Officials announced a separate determination Tuesday that allows the Food and Drug Administration to expedite its review of medical products or new uses for them, such as the dose-sparing technique for Jynneos.
The FDA authorized the approach for adults 18 and older who are at high risk of monkeypox infection. Younger people can also get the vaccine if they are deemed high risk, though they should receive the traditional injection, the agency said.
'Robust immune response' to smaller dose
Regulators pointed to a 2015 study showing that inoculation with one-fifth of the traditional two-dose vaccine generated a robust immune-system response comparable to that of the full dose. About 94 per cent of people receiving the smaller dose had adequate levels of virus-fighting antibodies, compared with 98 per cent of those receiving the full dose, according to the study funded by the National Institutes of Health.
The NIH is planning an additional trial of the technique. Centers for Disease Control and Prevention Director Dr.
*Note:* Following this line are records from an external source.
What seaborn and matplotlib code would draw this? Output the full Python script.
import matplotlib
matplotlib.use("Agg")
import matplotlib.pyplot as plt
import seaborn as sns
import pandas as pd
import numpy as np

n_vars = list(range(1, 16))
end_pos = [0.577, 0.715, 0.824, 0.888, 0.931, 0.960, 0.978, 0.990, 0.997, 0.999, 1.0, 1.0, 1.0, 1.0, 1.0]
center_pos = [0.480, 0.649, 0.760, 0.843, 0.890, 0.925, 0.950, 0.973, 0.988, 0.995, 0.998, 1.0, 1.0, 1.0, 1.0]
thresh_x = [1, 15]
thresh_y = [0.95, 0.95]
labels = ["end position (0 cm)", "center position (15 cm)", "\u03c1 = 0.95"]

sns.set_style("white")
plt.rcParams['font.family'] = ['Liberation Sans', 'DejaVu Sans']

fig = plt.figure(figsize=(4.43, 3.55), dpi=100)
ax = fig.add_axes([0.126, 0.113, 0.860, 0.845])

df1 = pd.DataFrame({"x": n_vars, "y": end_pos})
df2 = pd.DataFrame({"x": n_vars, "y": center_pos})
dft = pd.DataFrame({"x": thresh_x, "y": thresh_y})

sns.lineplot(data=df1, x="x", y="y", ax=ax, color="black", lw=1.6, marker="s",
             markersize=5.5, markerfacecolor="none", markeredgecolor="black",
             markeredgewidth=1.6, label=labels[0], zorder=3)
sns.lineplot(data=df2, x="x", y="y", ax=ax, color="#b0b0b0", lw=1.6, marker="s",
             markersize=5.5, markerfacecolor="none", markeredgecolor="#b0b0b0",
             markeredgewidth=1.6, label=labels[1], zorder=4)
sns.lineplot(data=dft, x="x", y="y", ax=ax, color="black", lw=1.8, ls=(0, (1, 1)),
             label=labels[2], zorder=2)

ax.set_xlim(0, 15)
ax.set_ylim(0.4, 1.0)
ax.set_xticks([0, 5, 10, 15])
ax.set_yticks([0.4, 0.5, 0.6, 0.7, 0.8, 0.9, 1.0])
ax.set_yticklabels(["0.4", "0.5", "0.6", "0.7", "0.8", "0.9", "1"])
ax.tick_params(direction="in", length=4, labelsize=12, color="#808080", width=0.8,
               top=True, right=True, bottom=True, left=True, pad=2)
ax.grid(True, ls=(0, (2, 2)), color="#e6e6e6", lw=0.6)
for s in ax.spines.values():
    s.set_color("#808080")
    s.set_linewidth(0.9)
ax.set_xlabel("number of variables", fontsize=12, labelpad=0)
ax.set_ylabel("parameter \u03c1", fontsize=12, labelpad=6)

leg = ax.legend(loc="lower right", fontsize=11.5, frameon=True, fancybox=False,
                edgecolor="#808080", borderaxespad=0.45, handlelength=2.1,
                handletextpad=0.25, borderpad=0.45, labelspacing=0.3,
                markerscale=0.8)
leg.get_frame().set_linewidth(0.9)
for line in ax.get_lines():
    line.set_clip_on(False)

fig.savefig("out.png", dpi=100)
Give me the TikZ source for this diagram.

Rochelle Walensky said her agency is already starting to track real-world vaccine effectiveness in U.S. communities, though initial estimates will take time to generate.
But some experts and advocates worried that with little data to support the policy, it could backfire if it reduces vaccine effectiveness.
"We have grave concerns about the limited amount of research that has been done on this dose and administration method, and we fear it will give people a false sense of confidence that they are protected," said David Harvey of the National Coalition of STD Directors, in a statement.
Rationing vaccine doses is common in Africa and other parts of the world with limited health resources. In recent years the World Health Organization has endorsed the strategy to address outbreaks of yellow fever, polio and other diseases.
"This is not an uncommon situation" said Dr. William Moss of Johns Hopkins' Vaccine Access Center. "It comes down to the public health decision-making: In the midst of an outbreak where you have insufficient supply, do you make this tradeoff?"
Both the U.K. and Canada have adopted a single-dose vaccine strategy prioritizing people who face the highest risk from monkeypox. And health departments in several large U.S. cities adopted a similar strategy amid limited supplies, including New York, San Francisco and Washington.
U.S. officials have shipped more than 625,000 full vaccine doses to state and local health departments. So far the shots have been recommended for people who have already been exposed to monkeypox or are likely to get it due to recent sexual contacts in areas where the virus is spreading.
As of August 8, the Public Health Agency of Canada had sent more than 85,000 doses of vaccines to provinces and territories, a spokesperson said.
CBC News has requested further information about Canada's stockpile of the vaccine, and its ability to meet demand for immunizations, with some provinces already rationing doses.
Typically, Imvamune is a two-dose shot, given 28 days apart, with the option for a booster two years later.
But in guidance for health-care professionals released in mid-June, Ontario said it would be using a "ring vaccination approach" and offering just a single dose in areas with confirmed cases — given the "current limited supply" of vaccines.